Social Security helps, but the average monthly benefit in 2024 is around $1,900 — and the program faces long-term funding pressures that have been well-documented and largely unaddressed. The full retirement age has already been pushed to 67 for anyone born after 1960, and proposals to raise it further are perennial.

Meanwhile, Americans are living longer. A 65-year-old today can expect to live, on average, into their mid-to-late 80s. That's two decades of retirement to fund — in a system that was never really designed to support it at scale.

Was the Old Way Actually Better?

It's tempting to romanticize the pension era, and worth being careful about that. The old system worked well for a specific, and in many ways privileged, slice of the workforce. Women who spent years out of the labor market often had no pension of their own and were entirely dependent on a spouse's. Gig workers, part-time employees, and people who moved between jobs frequently — which is most workers today — were poorly served even when pensions were common.

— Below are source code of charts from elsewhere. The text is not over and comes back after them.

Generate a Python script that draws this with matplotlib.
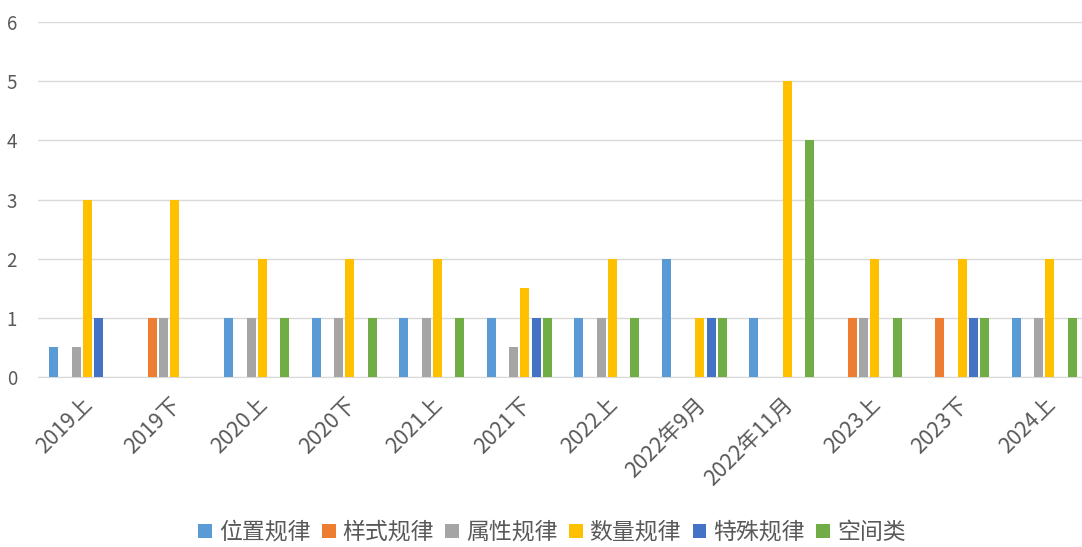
import matplotlib
matplotlib.use("Agg")
import matplotlib.pyplot as plt
import numpy as np

plt.rcParams["font.family"] = ["Noto Sans CJK SC", "DejaVu Sans"]

categories = ["2019上", "2019下", "2020上", "2020下", "2021上", "2021下",
              "2022上", "2022年9月", "2022年11月", "2023上", "2023下", "2024上"]
series_names = ["位置规律", "样式规律", "属性规律", "数量规律", "特殊规律", "空间类"]
weizhi = [0.5, 0, 1, 1, 1, 1, 1, 2, 1, 0, 0, 1]
yangshi = [0, 1, 0, 0, 0, 0, 0, 0, 0, 1, 1, 0]
shuxing = [0.5, 1, 1, 1, 1, 0.5, 1, 0, 0, 1, 0, 1]
shuliang = [3, 3, 2, 2, 2, 1.5, 2, 1, 5, 2, 2, 2]
teshu = [1, 0, 0, 0, 0, 1, 0, 1, 0, 0, 1, 0]
kongjian = [0, 0, 1, 1, 1, 1, 1, 1, 4, 1, 1, 1]
colors = ["#5B9BD5", "#ED7D31", "#A5A5A5", "#FFC000", "#4472C4", "#70AD47"]

W, H = 1082, 547
fig = plt.figure(figsize=(W / 100, H / 100), dpi=100)
ax = fig.add_axes([38 / W, (H - 377) / H, (1088 - 38) / W, (377 - 22) / H])

x = np.arange(len(categories))
step = 0.129
width = 0.103
for i, (vals, name, c) in enumerate(zip(
        [weizhi, yangshi, shuxing, shuliang, teshu, kongjian], series_names, colors)):
    ax.bar(x + (i - 2.5) * step, vals, width=width, color=c, label=name, zorder=3)

ax.set_xlim(-0.5, len(categories) - 0.5)
ax.set_ylim(0, 6)
ax.set_yticks(range(7))
ax.yaxis.grid(True, color="#D9D9D9", linewidth=1, zorder=0)
for s in ("top", "right", "left"):
    ax.spines[s].set_visible(False)
ax.spines["bottom"].set_color("#D9D9D9")
ax.tick_params(axis="both", length=0, colors="#595959")
ax.tick_params(axis="y", pad=15, labelsize=13.5)
ax.set_xticks(x)
ax.set_xticklabels(categories, rotation=45, ha="right", rotation_mode="anchor",
                   fontsize=15.5, fontweight="light")
ax.tick_params(axis="x", pad=12)

fig.legend(loc="lower center", bbox_to_anchor=(0.51, -0.032), ncol=6, frameon=False,
           handlelength=0.6, handleheight=0.6, handletextpad=0.3,
           columnspacing=0.5, labelcolor="#595959",
           prop={"size": 16.5, "weight": "light"})

fig.savefig("out.png", dpi=100)
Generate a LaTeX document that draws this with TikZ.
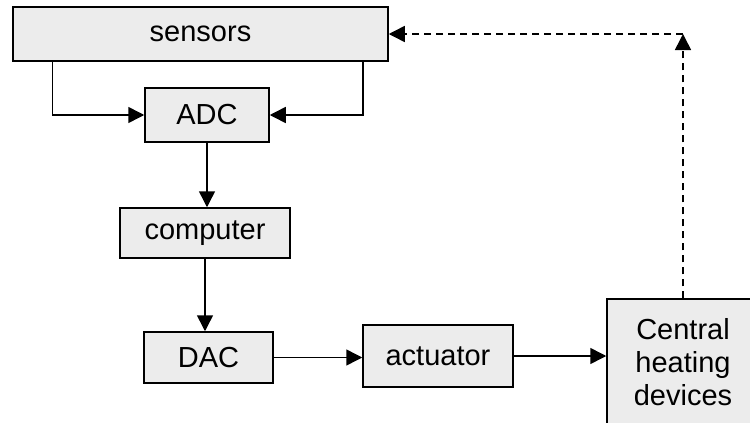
\documentclass[tikz,border=0pt]{standalone}
\usepackage{fontspec}
\setmainfont{Liberation Sans}
\usetikzlibrary{positioning,arrows.meta}

\begin{document}
\begin{tikzpicture}[x=1pt,y=-1pt,>={Triangle[length=16pt,width=16pt]},line width=1.5pt,
  block/.style={draw,rectangle,fill=gray!15,inner sep=0pt,align=center,font=\fontsize{29}{33}\selectfont},
  feedback/.style={->,dashed,dash pattern=on 7pt off 5pt}]

	\useasboundingbox (0,0) rectangle (750,423);

	% The blocks
	\node [block,minimum width=375,minimum height=54] at (200.5,34) (sensors) {sensors};
	\node [block,minimum width=124,minimum height=54] at (207,115) (adc) {ADC};
	\node [block,minimum width=170,minimum height=50] at (205,233) (computer) {computer};
	\node [block,minimum width=129,minimum height=51] at (208.5,357.5) (dac) {DAC};
	\node [block,minimum width=150,minimum height=62] at (438,356) (actuator) {actuator};
	\node [block,minimum width=152,minimum height=126] at (683,362) (central) {Central\\heating\\devices};
	\coordinate (fb) at (central.north |- sensors.east);

	% Block edges
	\path[->]
	([xshift=40]sensors.south west) edge[to path={|- (\tikztotarget)}] (adc.west)
	([xshift=-26]sensors.south east) edge[to path={|- (\tikztotarget)}] (adc.east)
	(adc.south) edge (adc.south |- computer.north)
	(computer.south) edge (computer.south |- dac.north)
	(dac.east) edge (dac.east -| actuator.west)
	(actuator.east) edge (actuator.east -| central.west);

	\path[feedback]
	(central.north) edge (fb)
	(fb) edge (sensors.east);

\end{tikzpicture}
\end{document}
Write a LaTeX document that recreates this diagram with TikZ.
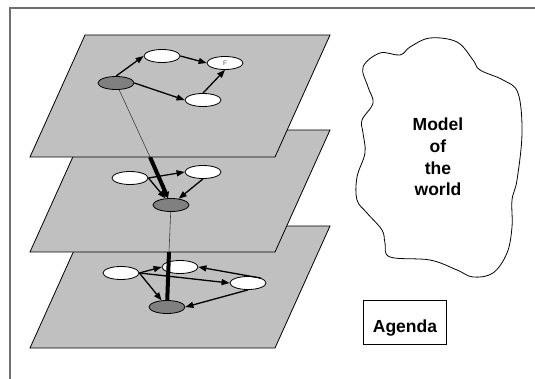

There's also an argument that the 401(k) model, for all its flaws, gives workers more portability and control than being tied to a single employer for 30 years ever did.

But here's what's hard to argue with: the old system, for all its gaps, provided a floor. It told a certain category of worker: if you put in the years, you will not be destitute in old age. That guarantee — imperfect, unequally distributed, but real — has largely been replaced with a set of tools and a hope that people will use them correctly.

Most don't. Not because they're irresponsible, but because saving adequately for a 20-year retirement while managing student loans, housing costs, healthcare, and everything else that defines modern American financial life is genuinely, structurally difficult.

Your grandparents' retirement feels like science fiction now not because it was a fantasy — it was real, and millions of people lived it. It feels that way because somewhere between 1978 and today, the deal changed. And most workers were never really asked if they agreed to the new terms.